Features on Nokia’s rumored 13.8-inch ‘D1C’ tablet

Earlier this year, we had come across Nokia’s first phone since its departure from phone-making in the form of the D1C. But a new source has just confirmed that the D1C will not be a smartphone, but in fact a 13.8-inch tablet.

The company will be unveiling a slew of smartphones and tablets this year, but the D1C has been on people’s radar for the past week since rumors of Nokia’s newest phone had surfaced. Thanks to a GFXBench listing, we can now be safe to assume that the it will in fact sport a 13.8-inch screen which will be a full HD display. We’re not sure exactly if the benchmark was run at Full HD or the actual screen resolution of the tablet is Full HD.

Performance and Specs

Judging by the statistics, the benchmark has scored the single-core test of the device at 667 and a multi-core score of 3,229. These aren’t great numbers to go by, so we aren’t expecting for this to be a power-house of a tablet. It’ll feature a modest Snapdragon 430, which is an octa-core processor running at 1.4 GHz and paired with the Adreno 505 GPU. The tablet will feature Android Nougat on it.

Memory and Storage

It’ll also feature 3GB of RAM and have a storage capacity of up to 9GB available to the user. So when it’s unboxed, that means it’ll come with 16GB of storage space for the user. There hasn’t been any confirmation on expansion just yet, but with it being a tablet and with just 16GB of usable storage, in 2016, we’re guessing it probably will support expansion options.

Camera and Connectivity

On the optics side of things, the camera will feature 16MP of camera goodness with an LED flash and a front-facing 8MP camera – not bad for a mid-range offering. As for connectivity options, it will come with the usual suspects, being LTE connectivity, GPS and Wi-Fi to the fore. Both the cameras mentioned in the leak will support 1080p recording, but we’re not sure of 4K recording yet.

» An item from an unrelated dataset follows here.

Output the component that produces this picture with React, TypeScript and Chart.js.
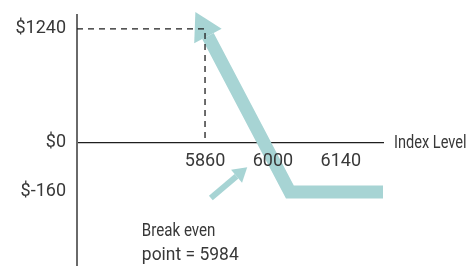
import React, { useEffect, useRef } from 'react';
import { Chart, registerables, LinearScale } from 'chart.js';

// ---- data ----
const X_TICKS = [5860, 6000, 6140];
const Y_TICKS = [-160, 0, 1240];
const Y_TICK_LABELS = ['$-160', '$0', '$1240'];
const PAYOFF_INDEX = [5866, 6035, 6227];
const PAYOFF_VALUE = [1164, -160, -160];
const GUIDE_INDEX = [5596, 5860, 5860];
const GUIDE_VALUE = [1240, 1240, 0];
const POINTER_INDEX = [5925, 5872];
const POINTER_VALUE = [-109, -180];
const AXIS_TITLE = 'Index Level';
const NOTE_LINES = ['Break even', 'point = 5984'];

const X_MIN = 5596;
const X_MAX = 6227;
const Y_MIN = -402;
const Y_MAX = 1392;
const BELOW_ZERO_STRETCH = 3.33; // schematic axis: negative side drawn larger

const TEAL = '#a7d4d4';
const TEXT = '#383838';
const FONT = 'Roboto, "Noto Sans", sans-serif';

class PiecewiseLinearScale extends LinearScale {
  static id = 'piecewiseLinear';
  static defaults = { ...(LinearScale as any).defaults };
  warp(v: number) {
    return v < 0 ? v * BELOW_ZERO_STRETCH : v;
  }
  getPixelForValue(value: number) {
    if (value === null || value === undefined || isNaN(value)) return NaN;
    const a = this.warp((this as any).min);
    const b = this.warp((this as any).max);
    return this.getPixelForDecimal((this.warp(value) - a) / (b - a));
  }
  getValueForPixel(pixel: number) {
    const a = this.warp((this as any).min);
    const b = this.warp((this as any).max);
    const u = a + this.getDecimalForPixel(pixel) * (b - a);
    return u < 0 ? u / BELOW_ZERO_STRETCH : u;
  }
}

Chart.register(...registerables, PiecewiseLinearScale as any);

const arrowHeadPlugin = {
  id: 'arrowHead',
  afterDatasetDraw(chart: any, args: any) {
    const ds = chart.data.datasets[args.index];
    if (!ds.arrowHead) return;
    const pts = args.meta.data;
    if (pts.length < 2) return;
    const p0 = pts[0];
    const p1 = pts[1];
    let dx = p0.x - p1.x;
    let dy = p0.y - p1.y;
    const len = Math.hypot(dx, dy) || 1;
    dx /= len;
    dy /= len;
    const { length, width } = ds.arrowHead;
    const ctx = chart.ctx;
    ctx.save();
    ctx.fillStyle = ds.borderColor;
    ctx.beginPath();
    ctx.moveTo(p0.x + dx * length, p0.y + dy * length);
    ctx.lineTo(p0.x - dy * width / 2, p0.y + dx * width / 2);
    ctx.lineTo(p0.x + dy * width / 2, p0.y - dx * width / 2);
    ctx.closePath();
    ctx.fill();
    ctx.restore();
  },
};

function drawCondensed(ctx: CanvasRenderingContext2D, text: string, x: number, y: number, sx: number) {
  ctx.save();
  ctx.translate(x, y);
  ctx.scale(sx, 1);
  ctx.fillText(text, 0, 0);
  ctx.restore();
}

const textPlugin = {
  id: 'texts',
  afterDraw(chart: any) {
    const ctx = chart.ctx;
    const { chartArea } = chart;
    const yScale = chart.scales.y;
    ctx.save();
    ctx.fillStyle = TEXT;
    ctx.font = `18px ${FONT}`;
    ctx.textAlign = 'left';
    ctx.textBaseline = 'middle';
    drawCondensed(ctx, AXIS_TITLE, chartArea.right + 11, yScale.getPixelForValue(0) + 1, 0.81);
    const ptrMeta = chart.getDatasetMeta(2);
    const tail = ptrMeta.data[ptrMeta.data.length - 1];
    ctx.textBaseline = 'alphabetic';
    drawCondensed(ctx, NOTE_LINES[0], tail.x - 69, tail.y + 38, 0.84);
    drawCondensed(ctx, NOTE_LINES[1], tail.x - 69, tail.y + 62, 0.97);
    ctx.restore();
  },
};

export default function App() {
  const ref = useRef<HTMLCanvasElement>(null);
  useEffect(() => {
    const toPts = (xs: number[], ys: number[]) => xs.map((x, i) => ({ x, y: ys[i] }));
    const chart = new Chart(ref.current as HTMLCanvasElement, {
      type: 'line',
      data: {
        datasets: [
          {
            label: 'guide',
            data: toPts(GUIDE_INDEX, GUIDE_VALUE),
            borderColor: '#1e1e1e',
            borderWidth: 1.3,
            borderDash: [6, 5],
            pointRadius: 0,
            fill: false,
            clip: false,
          } as any,
          {
            label: 'payoff',
            data: toPts(PAYOFF_INDEX, PAYOFF_VALUE),
            borderColor: TEAL,
            borderWidth: 13,
            borderJoinStyle: 'miter',
            borderCapStyle: 'butt',
            pointRadius: 0,
            fill: false,
            clip: false,
            arrowHead: { length: 27, width: 31 },
          } as any,
          {
            label: 'pointer',
            data: toPts(POINTER_INDEX, POINTER_VALUE),
            borderColor: TEAL,
            borderWidth: 6,
            borderCapStyle: 'butt',
            pointRadius: 0,
            fill: false,
            clip: false,
            arrowHead: { length: 14, width: 17 },
          } as any,
        ],
      },
      options: {
        animation: false,
        responsive: false,
        devicePixelRatio: 1,
        events: [],
        layout: { padding: { top: 15, right: 90, bottom: 0, left: 0 } },
        plugins: { legend: { display: false }, tooltip: { enabled: false } },
        scales: {
          x: {
            type: 'linear',
            min: X_MIN,
            max: X_MAX,
            position: { y: 0 } as any,
            grid: { display: false, drawTicks: false },
            border: { display: true, color: '#1e1e1e', width: 1.2, z: 0 },
            afterBuildTicks: (s: any) => {
              s.ticks = X_TICKS.map((value) => ({ value }));
            },
            afterFit: (s: any) => {
              s.height = 0;
              s.paddingLeft = 0;
              s.paddingRight = 0;
              s.paddingTop = 0;
              s.paddingBottom = 0;
            },
            ticks: {
              z: 1,
              autoSkip: false,
              maxRotation: 0,
              padding: 8,
              color: TEXT,
              font: { family: FONT, size: 18 },
              callback: (v: any) => String(v),
            },
          } as any,
          y: {
            type: 'piecewiseLinear' as any,
            min: Y_MIN,
            max: Y_MAX,
            position: 'left',
            grid: { display: false, drawTicks: false },
            border: { display: true, color: '#6a6a6a', width: 2 },
            afterBuildTicks: (s: any) => {
              s.ticks = Y_TICKS.map((value) => ({ value }));
            },
            afterFit: (s: any) => {
              s.width = 77;
              s.paddingTop = 0;
              s.paddingBottom = 0;
              s.paddingLeft = 0;
              s.paddingRight = 0;
            },
            ticks: {
              autoSkip: false,
              padding: 11,
              color: TEXT,
              font: { family: FONT, size: 18 },
              callback: (v: any) => Y_TICK_LABELS[Y_TICKS.indexOf(Number(v))],
            },
          } as any,
        },
      },
      plugins: [arrowHeadPlugin, textPlugin],
    } as any);
    return () => chart.destroy();
  }, []);
  return (
    <div style={{ position: 'fixed', left: 0, top: 0, width: 473, height: 266, background: '#fff' }}>
      <canvas ref={ref} width={473} height={266} style={{ display: 'block', width: 473, height: 266 }} />
    </div>
  );
}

This will Nokia’s second iteration of a tablet in recent years. So far, all of Nokia’s dealings with an Android phone have been less than favorable for the company to kick-start its business again. And with this modest new tablet, we’re not sure how far that will help.

Let’s hope they also have a higher end version of the tablet to compensate for that lack of flagship-ness.